- **Requirement**
Starting at the first line of the data, please print exactly those lines through the one that holds "0.435, 0.072, 0.217]", omitting every picture.

== Raw data ==

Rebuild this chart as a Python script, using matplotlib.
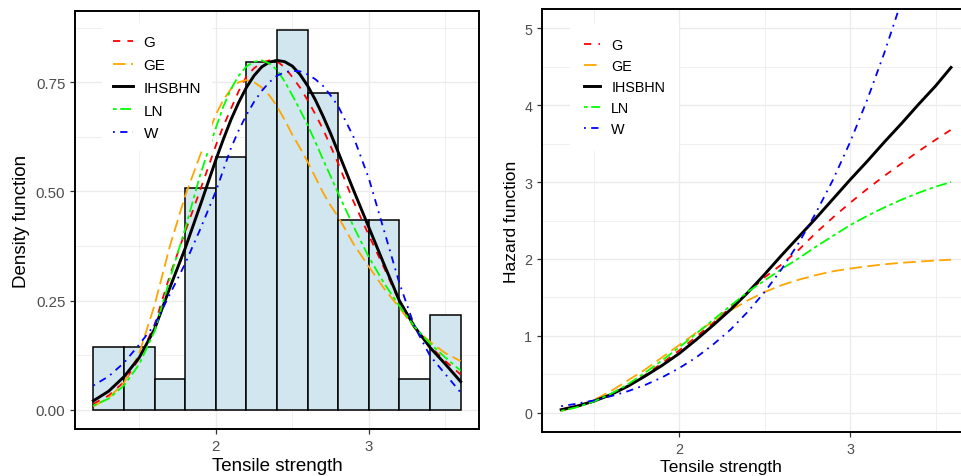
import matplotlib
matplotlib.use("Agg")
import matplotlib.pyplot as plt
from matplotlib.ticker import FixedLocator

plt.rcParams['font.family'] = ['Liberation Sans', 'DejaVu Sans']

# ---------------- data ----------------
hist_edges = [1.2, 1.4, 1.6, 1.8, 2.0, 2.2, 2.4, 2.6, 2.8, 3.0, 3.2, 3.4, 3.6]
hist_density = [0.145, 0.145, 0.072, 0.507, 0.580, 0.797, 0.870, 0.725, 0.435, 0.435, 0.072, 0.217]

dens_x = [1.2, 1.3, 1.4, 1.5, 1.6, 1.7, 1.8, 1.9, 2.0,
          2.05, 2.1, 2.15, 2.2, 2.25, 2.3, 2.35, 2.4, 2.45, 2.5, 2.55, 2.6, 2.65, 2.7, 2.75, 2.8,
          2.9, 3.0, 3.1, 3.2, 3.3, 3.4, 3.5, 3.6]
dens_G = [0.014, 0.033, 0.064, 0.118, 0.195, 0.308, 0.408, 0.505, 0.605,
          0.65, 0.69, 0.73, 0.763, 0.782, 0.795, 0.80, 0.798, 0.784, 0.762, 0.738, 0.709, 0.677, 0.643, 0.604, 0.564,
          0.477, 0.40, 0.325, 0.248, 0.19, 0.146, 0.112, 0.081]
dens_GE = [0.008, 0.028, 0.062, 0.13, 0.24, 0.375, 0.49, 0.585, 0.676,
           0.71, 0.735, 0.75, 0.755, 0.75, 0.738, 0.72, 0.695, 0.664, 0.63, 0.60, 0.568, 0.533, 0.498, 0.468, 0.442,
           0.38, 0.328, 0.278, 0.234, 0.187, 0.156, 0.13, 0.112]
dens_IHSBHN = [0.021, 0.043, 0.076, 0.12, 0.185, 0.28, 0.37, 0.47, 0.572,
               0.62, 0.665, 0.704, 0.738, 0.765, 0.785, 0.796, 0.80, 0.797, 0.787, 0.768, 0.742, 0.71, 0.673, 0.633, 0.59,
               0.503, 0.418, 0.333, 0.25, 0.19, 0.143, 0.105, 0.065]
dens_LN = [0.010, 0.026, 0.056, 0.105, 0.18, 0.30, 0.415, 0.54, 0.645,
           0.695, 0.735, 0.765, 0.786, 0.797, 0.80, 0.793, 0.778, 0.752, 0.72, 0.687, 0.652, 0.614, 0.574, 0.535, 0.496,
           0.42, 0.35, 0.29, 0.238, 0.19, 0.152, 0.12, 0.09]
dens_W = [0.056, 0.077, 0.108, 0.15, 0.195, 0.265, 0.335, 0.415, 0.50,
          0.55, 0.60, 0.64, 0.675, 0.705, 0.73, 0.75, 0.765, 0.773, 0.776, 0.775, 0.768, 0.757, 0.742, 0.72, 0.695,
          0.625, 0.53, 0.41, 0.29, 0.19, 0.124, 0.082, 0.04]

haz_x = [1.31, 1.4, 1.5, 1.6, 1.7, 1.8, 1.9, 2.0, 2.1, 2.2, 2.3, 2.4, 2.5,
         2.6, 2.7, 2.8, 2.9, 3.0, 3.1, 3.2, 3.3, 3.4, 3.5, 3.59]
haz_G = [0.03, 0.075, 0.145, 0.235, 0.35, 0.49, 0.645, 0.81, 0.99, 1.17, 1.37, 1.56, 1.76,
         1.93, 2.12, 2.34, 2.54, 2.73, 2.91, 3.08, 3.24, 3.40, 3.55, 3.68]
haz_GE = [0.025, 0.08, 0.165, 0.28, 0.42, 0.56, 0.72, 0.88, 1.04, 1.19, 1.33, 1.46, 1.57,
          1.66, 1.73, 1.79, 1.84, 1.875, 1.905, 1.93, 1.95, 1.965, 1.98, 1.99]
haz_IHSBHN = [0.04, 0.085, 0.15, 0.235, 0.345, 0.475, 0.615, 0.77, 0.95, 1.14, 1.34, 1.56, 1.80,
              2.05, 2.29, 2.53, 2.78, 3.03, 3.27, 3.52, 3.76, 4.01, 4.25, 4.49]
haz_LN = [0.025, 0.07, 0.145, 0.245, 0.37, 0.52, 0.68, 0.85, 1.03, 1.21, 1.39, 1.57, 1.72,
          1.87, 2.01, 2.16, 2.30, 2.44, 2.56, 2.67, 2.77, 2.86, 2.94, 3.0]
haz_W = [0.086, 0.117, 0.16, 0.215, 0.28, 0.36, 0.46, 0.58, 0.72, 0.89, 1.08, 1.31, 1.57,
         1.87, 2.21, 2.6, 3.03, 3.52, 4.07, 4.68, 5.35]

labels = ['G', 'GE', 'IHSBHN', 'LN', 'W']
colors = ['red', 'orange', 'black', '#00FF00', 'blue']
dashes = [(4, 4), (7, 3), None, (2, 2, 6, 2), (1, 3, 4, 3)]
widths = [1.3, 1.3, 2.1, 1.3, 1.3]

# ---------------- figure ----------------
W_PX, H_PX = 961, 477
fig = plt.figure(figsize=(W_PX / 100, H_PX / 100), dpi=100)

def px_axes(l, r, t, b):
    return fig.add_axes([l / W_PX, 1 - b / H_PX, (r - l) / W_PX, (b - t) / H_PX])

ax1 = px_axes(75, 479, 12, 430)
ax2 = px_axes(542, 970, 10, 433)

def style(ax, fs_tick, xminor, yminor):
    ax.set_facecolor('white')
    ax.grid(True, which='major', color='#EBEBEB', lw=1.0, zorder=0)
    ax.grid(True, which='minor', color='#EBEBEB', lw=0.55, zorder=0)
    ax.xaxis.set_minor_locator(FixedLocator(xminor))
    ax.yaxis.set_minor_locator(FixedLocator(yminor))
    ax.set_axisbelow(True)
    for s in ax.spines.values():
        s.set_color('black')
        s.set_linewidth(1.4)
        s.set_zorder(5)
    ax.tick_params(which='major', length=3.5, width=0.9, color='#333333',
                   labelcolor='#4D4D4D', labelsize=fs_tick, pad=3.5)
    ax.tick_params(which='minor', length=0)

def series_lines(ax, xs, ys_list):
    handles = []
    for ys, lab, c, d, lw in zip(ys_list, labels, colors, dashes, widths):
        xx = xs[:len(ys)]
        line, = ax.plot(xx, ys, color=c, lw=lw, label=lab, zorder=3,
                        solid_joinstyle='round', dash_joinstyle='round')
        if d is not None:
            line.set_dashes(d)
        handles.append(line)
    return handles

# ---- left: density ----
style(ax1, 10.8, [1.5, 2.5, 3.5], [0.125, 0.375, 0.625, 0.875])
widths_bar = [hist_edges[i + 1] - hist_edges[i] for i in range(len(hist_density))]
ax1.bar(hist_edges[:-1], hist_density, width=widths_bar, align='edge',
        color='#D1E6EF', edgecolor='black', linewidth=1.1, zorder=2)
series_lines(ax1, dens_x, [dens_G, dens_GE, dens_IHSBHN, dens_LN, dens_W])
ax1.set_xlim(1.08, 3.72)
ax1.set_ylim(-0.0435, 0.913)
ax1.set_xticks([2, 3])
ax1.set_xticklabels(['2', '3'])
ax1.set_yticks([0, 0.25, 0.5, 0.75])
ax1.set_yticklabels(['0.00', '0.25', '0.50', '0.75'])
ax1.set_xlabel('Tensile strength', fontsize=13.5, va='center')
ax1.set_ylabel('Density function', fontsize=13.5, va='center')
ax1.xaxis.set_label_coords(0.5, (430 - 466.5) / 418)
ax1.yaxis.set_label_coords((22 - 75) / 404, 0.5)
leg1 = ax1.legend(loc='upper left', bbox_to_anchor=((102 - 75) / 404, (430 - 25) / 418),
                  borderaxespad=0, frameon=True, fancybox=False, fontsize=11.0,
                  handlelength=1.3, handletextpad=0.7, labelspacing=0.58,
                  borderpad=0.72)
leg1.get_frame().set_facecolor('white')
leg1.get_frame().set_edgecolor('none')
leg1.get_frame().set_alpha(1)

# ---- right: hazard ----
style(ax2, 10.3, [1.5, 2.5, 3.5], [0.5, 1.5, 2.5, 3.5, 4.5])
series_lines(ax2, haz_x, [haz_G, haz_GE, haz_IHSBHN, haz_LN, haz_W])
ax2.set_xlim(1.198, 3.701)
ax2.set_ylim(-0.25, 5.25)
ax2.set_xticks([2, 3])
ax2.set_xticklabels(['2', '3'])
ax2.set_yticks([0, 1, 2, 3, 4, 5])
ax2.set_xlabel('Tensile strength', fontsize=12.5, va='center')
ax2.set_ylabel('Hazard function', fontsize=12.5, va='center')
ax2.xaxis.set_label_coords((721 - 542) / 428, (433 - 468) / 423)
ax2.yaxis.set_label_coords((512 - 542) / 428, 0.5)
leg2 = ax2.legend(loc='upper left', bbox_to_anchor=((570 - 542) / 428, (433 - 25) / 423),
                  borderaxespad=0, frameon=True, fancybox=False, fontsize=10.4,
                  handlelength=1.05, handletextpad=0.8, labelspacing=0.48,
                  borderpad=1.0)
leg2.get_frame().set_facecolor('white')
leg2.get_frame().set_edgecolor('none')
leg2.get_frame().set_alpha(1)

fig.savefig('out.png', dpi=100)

===

- **The answer**
Rebuild this chart as a Python script, using matplotlib.
import matplotlib
matplotlib.use("Agg")
import matplotlib.pyplot as plt
from matplotlib.ticker import FixedLocator

plt.rcParams['font.family'] = ['Liberation Sans', 'DejaVu Sans']

# ---------------- data ----------------
hist_edges = [1.2, 1.4, 1.6, 1.8, 2.0, 2.2, 2.4, 2.6, 2.8, 3.0, 3.2, 3.4, 3.6]
hist_density = [0.145, 0.145, 0.072, 0.507, 0.580, 0.797, 0.870, 0.725, 0.435, 0.435, 0.072, 0.217]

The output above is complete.